Norway values Malaysia's contributions to the work of the WTO. We note with appreciation point 4.9 in the government’s report that states that Malaysia is committed to promoting a transparent and liberal trade and investment environment, especially within the rules-based multilateral trading system of the WTO.

Let me now touch upon our bilateral trade with some comments that in fact reinforce the description of the positive developments in the Malaysian economy. Trade between Norway and Malaysia has over the past ten years shown a strong increase, but there is much potential for further growth in our mutual trade. Norway's import from Malaysia amounted to US$427 million in 2017, an increase of US$160 million compared to 2014. We also are seeing a growing trend in exports from Norway to Malaysia, even though these are fluctuating a bit more due to the nature of the exports, with initial numbers showing a value of US$277 million for 2017.

More significantly, a number of large-scale Norwegian investments have taken place in Malaysia and this trend is continuing. New companies, within both established and new sectors, keep looking towards investing in Malaysia. This is a clear indication of the growing attractiveness of the Malaysian market and a testament to the Government's policies to encourage FDI inflows. Norway recognizes measures taken to streamline the regulatory framework and the removal or reduction of equity and other restrictions on foreign investment.

In this connection, we would like to thank the Malaysian delegation for the answers to our written questions. We hope that the positive indication that your government, and I quote, “is committed to take continuous balanced measures in reducing restrictions and facilitating foreign participations in order to continue attracting high quality FDIs in fisheries, energy, telecommunications, finance and transport sectors” does mean constant review and openness to change in these important sectors.

We look forward to contributing towards finalizing the negotiations on a Free Trade Agreement between Malaysia and the EFTA States.

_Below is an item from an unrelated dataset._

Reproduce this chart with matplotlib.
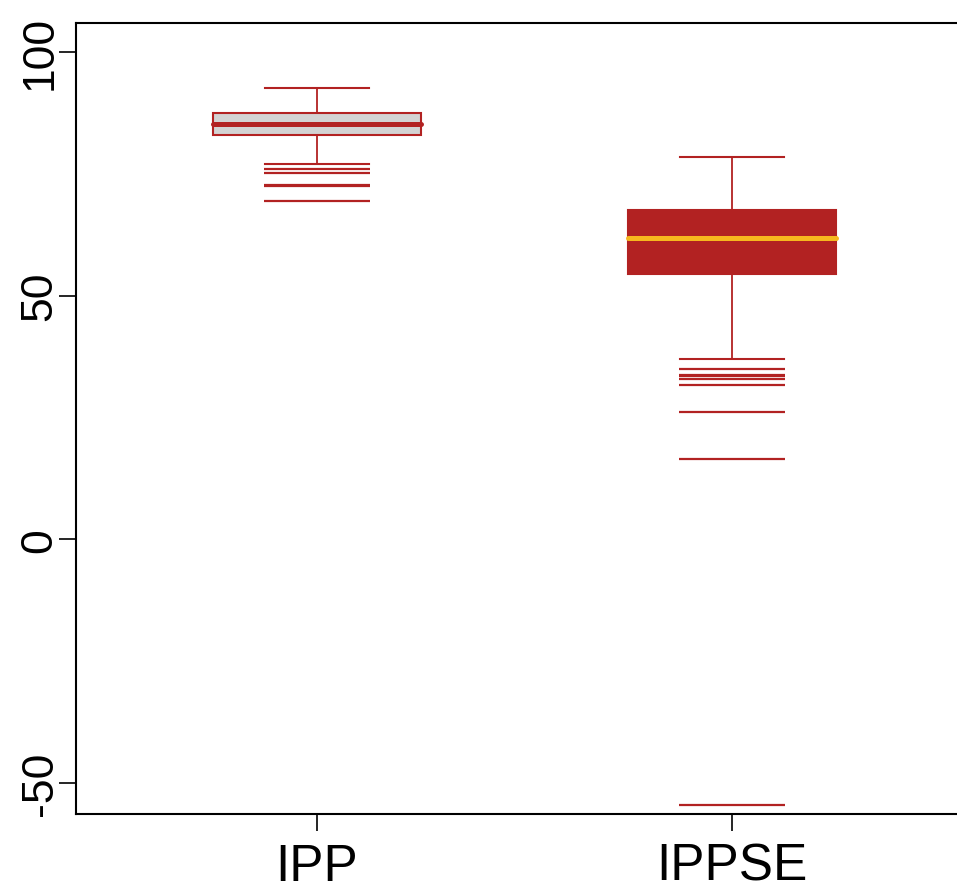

The trade patterns between Malaysia and Norway are complementary, and a trade deal would be useful to both countries as there is a great potential for increased trade if the parties manage to conclude such an agreement.

Now, moving to on to a couple of issues that we have been especially focused on for the past months here at the WTO:

Let me start with e-commerce. The expansion of the digital economy offers new opportunities for the promotion of inclusive economic growth. Norway hopes other WTO members will follow Malaysia’s example, with reference to point 6.5 in the government report, and describe e-commerce and the digital economy in some detail in their national reports. We commend Malaysia for the development of a national e-commerce strategic roadmap, and would really like to hear Malaysia expand on how you would like to see the discussions on e-commerce evolve in the WTO. 

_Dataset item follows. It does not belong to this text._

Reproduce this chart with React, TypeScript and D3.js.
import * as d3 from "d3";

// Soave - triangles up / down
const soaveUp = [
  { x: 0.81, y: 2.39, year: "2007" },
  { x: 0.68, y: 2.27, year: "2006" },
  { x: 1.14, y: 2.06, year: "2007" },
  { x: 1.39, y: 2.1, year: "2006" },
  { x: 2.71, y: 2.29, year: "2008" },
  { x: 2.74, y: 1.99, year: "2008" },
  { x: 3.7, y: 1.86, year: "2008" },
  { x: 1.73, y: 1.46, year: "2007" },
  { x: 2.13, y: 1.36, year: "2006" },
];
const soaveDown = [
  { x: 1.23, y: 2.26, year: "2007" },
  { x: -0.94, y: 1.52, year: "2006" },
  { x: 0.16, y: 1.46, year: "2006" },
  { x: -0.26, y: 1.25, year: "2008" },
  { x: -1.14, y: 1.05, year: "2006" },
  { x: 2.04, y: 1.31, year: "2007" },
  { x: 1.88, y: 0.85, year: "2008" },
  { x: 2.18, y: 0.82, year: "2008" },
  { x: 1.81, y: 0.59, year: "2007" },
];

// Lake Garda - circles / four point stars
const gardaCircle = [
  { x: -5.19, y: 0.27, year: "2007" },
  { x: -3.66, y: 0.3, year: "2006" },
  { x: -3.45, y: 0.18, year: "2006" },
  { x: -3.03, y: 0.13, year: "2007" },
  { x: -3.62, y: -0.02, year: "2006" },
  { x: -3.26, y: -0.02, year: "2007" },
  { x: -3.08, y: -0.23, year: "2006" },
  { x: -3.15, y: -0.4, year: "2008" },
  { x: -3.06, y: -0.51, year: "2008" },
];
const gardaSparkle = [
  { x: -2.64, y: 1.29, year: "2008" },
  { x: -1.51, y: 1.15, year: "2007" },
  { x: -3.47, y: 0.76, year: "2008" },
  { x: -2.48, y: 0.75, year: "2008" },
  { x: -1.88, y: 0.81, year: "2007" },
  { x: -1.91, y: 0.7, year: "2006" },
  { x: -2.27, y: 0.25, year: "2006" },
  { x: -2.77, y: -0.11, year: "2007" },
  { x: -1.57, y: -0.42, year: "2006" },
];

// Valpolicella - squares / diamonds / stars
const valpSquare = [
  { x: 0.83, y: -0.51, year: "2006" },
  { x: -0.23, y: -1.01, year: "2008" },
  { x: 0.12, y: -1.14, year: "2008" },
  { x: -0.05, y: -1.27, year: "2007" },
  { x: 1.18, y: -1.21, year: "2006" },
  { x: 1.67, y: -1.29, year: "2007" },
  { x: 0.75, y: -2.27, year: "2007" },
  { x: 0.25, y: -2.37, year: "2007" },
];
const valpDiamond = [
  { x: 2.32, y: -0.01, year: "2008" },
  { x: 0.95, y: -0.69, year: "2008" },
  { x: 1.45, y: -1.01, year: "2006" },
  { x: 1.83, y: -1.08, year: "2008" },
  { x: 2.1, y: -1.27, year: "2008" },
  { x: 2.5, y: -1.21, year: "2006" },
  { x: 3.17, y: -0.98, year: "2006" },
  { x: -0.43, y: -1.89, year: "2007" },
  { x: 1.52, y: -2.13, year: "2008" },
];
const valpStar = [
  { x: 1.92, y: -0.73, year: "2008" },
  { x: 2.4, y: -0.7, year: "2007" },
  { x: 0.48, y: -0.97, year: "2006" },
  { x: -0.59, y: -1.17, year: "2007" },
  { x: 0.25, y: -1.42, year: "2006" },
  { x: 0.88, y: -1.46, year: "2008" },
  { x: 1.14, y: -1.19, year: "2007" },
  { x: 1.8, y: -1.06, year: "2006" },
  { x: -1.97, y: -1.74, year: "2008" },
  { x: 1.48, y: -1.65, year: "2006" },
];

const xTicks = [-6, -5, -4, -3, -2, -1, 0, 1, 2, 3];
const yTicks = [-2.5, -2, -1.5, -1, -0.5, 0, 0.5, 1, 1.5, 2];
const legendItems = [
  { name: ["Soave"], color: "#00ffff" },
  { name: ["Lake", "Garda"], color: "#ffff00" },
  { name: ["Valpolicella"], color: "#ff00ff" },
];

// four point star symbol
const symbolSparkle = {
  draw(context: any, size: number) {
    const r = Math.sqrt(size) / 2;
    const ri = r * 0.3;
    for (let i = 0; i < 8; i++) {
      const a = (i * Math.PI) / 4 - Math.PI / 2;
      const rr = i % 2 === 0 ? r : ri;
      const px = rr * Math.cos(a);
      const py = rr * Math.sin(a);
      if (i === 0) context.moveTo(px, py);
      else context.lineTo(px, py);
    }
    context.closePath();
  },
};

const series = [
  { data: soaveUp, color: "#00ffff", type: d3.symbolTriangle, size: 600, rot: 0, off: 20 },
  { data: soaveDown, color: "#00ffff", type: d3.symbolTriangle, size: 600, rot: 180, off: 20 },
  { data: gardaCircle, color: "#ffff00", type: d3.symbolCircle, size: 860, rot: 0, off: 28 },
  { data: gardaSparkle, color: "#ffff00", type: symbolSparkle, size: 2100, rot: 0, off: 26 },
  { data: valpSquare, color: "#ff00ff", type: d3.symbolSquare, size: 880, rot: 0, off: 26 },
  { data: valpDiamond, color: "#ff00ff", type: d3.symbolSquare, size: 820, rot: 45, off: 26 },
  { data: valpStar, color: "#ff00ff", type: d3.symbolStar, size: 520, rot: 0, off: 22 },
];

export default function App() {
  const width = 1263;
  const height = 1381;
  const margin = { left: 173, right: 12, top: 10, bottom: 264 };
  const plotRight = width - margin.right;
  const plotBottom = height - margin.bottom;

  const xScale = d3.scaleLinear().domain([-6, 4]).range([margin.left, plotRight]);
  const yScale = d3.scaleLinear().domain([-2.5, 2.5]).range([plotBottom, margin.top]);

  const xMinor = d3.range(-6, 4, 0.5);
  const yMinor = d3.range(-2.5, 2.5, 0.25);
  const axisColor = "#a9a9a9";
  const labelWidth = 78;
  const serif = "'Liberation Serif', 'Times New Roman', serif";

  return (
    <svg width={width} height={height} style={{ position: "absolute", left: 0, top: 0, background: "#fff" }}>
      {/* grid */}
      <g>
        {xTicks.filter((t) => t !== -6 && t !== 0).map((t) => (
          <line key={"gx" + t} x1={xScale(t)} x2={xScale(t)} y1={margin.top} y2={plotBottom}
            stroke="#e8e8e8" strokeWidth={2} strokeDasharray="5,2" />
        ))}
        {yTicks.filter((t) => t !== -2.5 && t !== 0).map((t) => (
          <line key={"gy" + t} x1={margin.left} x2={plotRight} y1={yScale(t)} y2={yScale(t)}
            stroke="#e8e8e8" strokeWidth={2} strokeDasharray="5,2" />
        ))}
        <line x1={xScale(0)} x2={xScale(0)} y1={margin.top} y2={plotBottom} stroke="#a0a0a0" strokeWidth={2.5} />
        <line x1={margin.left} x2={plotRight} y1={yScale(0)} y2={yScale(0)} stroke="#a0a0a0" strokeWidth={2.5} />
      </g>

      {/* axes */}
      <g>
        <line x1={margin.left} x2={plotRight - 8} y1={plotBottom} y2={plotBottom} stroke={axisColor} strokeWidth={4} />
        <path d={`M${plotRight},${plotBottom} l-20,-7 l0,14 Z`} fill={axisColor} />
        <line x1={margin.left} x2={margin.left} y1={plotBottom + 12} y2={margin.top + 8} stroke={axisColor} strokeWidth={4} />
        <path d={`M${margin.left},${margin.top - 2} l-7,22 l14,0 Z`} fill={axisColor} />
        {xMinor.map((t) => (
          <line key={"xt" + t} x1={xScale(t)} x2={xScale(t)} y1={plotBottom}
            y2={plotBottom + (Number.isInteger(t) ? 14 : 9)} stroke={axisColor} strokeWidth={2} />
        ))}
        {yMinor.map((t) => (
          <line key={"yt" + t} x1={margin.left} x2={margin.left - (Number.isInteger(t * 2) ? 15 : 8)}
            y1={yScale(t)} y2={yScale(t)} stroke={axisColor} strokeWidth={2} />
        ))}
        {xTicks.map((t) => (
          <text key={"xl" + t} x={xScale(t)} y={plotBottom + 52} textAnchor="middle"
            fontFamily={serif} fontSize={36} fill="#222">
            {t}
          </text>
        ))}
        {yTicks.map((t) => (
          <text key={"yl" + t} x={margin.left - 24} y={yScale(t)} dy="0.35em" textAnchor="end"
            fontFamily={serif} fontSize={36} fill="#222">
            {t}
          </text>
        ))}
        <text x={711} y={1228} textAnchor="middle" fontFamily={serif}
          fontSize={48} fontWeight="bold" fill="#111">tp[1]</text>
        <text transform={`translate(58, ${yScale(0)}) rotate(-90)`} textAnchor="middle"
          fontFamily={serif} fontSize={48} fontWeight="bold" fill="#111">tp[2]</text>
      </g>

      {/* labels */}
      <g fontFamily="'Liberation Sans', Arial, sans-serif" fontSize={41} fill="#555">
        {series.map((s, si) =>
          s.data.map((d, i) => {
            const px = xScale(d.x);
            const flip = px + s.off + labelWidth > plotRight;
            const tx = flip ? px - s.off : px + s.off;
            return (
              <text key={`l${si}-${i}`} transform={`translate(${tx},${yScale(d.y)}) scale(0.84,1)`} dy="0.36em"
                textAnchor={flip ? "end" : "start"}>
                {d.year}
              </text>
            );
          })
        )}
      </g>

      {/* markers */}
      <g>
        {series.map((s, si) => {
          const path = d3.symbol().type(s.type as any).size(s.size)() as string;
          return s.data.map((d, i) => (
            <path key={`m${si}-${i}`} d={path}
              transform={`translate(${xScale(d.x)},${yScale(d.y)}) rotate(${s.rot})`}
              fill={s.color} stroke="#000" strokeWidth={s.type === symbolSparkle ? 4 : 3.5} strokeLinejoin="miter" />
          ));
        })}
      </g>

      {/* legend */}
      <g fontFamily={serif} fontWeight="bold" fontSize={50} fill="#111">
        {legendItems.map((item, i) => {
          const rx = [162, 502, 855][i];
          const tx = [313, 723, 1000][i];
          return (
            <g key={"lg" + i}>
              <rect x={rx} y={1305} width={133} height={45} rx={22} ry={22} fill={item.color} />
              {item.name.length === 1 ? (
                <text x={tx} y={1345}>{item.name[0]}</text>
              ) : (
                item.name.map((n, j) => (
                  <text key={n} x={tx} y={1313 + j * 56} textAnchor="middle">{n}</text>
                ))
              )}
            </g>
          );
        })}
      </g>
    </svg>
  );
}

We will continue to have intensive negotiations regarding fisheries subsidies in the next few months. We note information in the report on subsidies, both subsidized loans through the Agrobank to modernize fleet etc. as well as other direct support. We applaud that fuel subsidies generally and also for fisheries have decreased. We also note that even though the Malaysian Government has the possibility to provide incentives to fishers’ associations to assist their members in acquiring deep-sea vessels, they do not yet do so. Given the emphasis the Government seems to have on sustainability and management of fishing capacity, we presume that the increase predicted in marine catch to 1.76 million tonnes by 2020 is based on sustainability assessments. We urge Malaysia to be very careful so as not to make incentives that lead to overfishing.

This said, The Secretariat report describes among other things your fisheries management as such, with regulations, licensing of all fishing boats and surveillance of all activities, and your National Plan of Action for the Management of Fishing Capacity 2015-2020 as well as the National Plan of Action on illegal, unreported and unregulated (IUU) fishing. These descriptions are very useful background for the negotiations, being an example of how one developing country works in this area, and could usefully be expanded on in meetings in connection to the negotiations.